Around that time, Content Partners is described as entering the picture, allegedly obtaining Paramount's confidential financial information. JPMorgan and Content Partners supposedly made a secret deal with each other and reached agreement on financial terms for an acquisition of the Revenue Participation Agreements.
"However, they were faced with a predicament," continues the counterclaim. "JPMorgan and Content Partners knew that, under the express terms of the Revenue Participation Agreements, their transaction could not be consummated without Paramount's consent. But they also recognized that Paramount would never consent to an assignment of rights under the Revenue Participation Agreements to a 'scavenger' that was intent on pursuing baseless claims and bad faith litigation against Paramount."
The cross-complaint then details the crux of Paramount's allegation of a conspiracy:
"JPMorgan and Content Partners therefore retreated from their prior (and accurate) characterization of the intended transaction as a transfer of JPMorgan's interests in the Revenue Participation Agreements and set out to devise an artifice by which Content Partners could effectively acquire those interests without Paramount becoming aware of and taking steps to block that unauthorized assignment."
According to what Paramount says it has now dug up in the discovery process, "JPMorgan purported to substitute itself as 'debtor' under the Loan Agreements … and transferred the position as purported 'lender' under those Loan Agreements to Content Partners." This was allegedly hidden from Paramount because JPMorgan continued to communicate with the studio and receive payments as a "secret pass-through to Content Partners."
But in 2010, Content Partners went public in a big way about its stake in Paramount's films and filed a splashy lawsuit against the studio.

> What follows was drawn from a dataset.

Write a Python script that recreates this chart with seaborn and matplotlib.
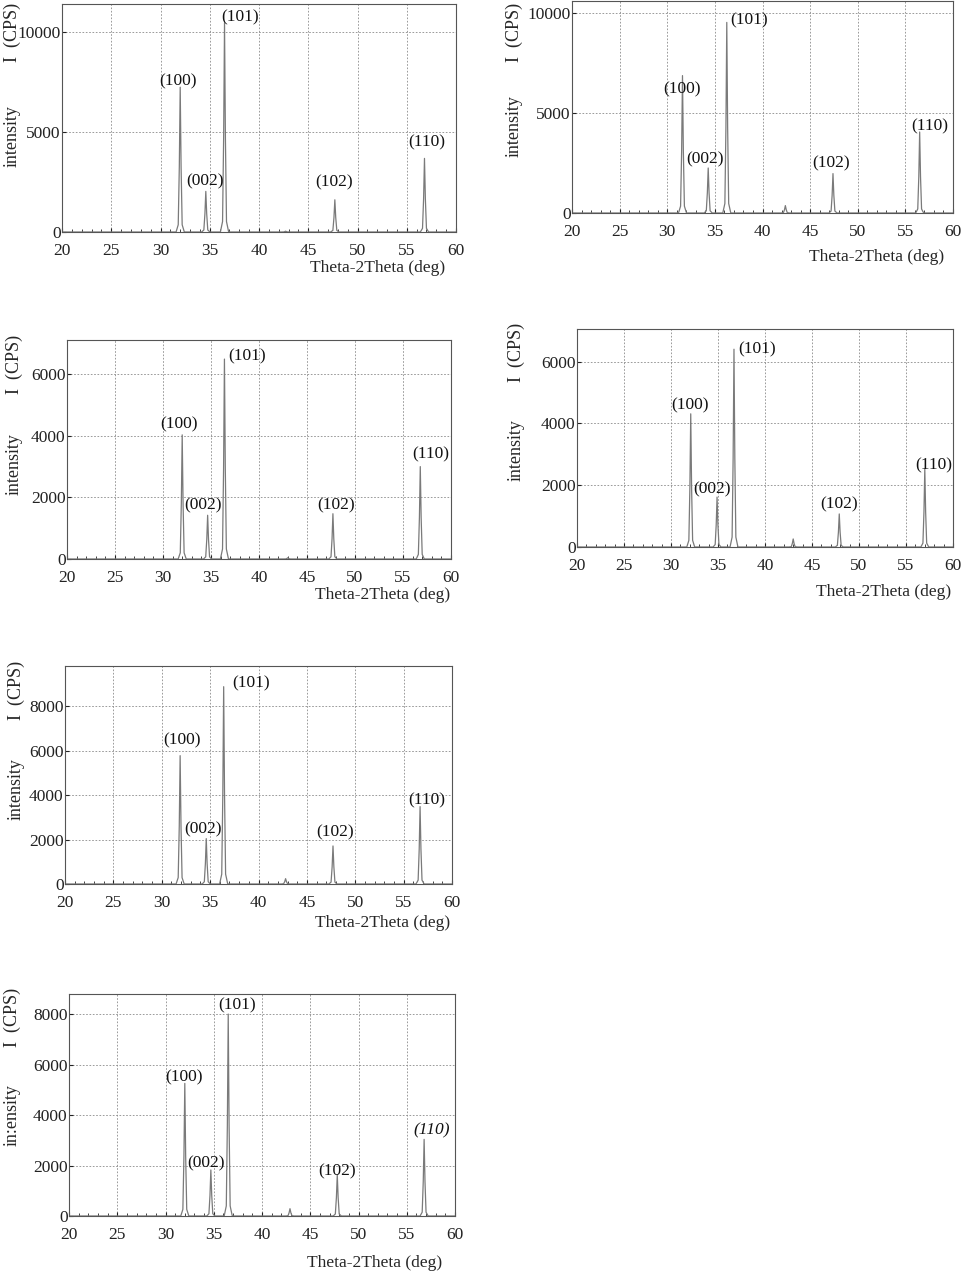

According to a copy of the third amended complaint alleging breach of contract and fraudulent concealment, which The Hollywood Reporter has also obtained, Paramount is accused of surreptitiously calculating and accounting for expenses and revenues on 25 films that failed to comply with cross-collateralization provisions of agreements. The lawsuit says that "Paramount sought to finance and exploit major motion pictures at minimal financial risk to itself, while at the same time deriving millions in misappropriated sums in addition to intangible benefits including valuable publicity."
As stated above, the lawsuit was set to go to trial next week, until a judge retired. During the shadowy pretrial stage, Paramount attempted to challenge the plaintiff's standing, but the previous judge rejected the attempt to toss the case, determining that Content Partners had sufficiently alleged it had acquired the rights of the revenue participation.
Now, in in the past couple of weeks, Paramount says it has determined that the plaintiff has "no interest whatsoever" in the participation agreements and says that Content Partners is merely a "plaintiff-for-hire."
Paramount, represented by attorney Richard Kendall, is now countersuing for tortious interference, fraud, misappropriation of trade secrets, unfair business practices and civil conspiracy.
"Paramount does not seek to deny Content Partners its right to scavenge," says the cross-complaint. "But even scavengers must comply with the law."
Marty Singer, attorney for Content Partners, has now responded. Read what he says here. JPMorgan said it had nothing to say at this time.
Asked whether a separate lawsuit would be filed against JPMorgan, Paramount declined comment.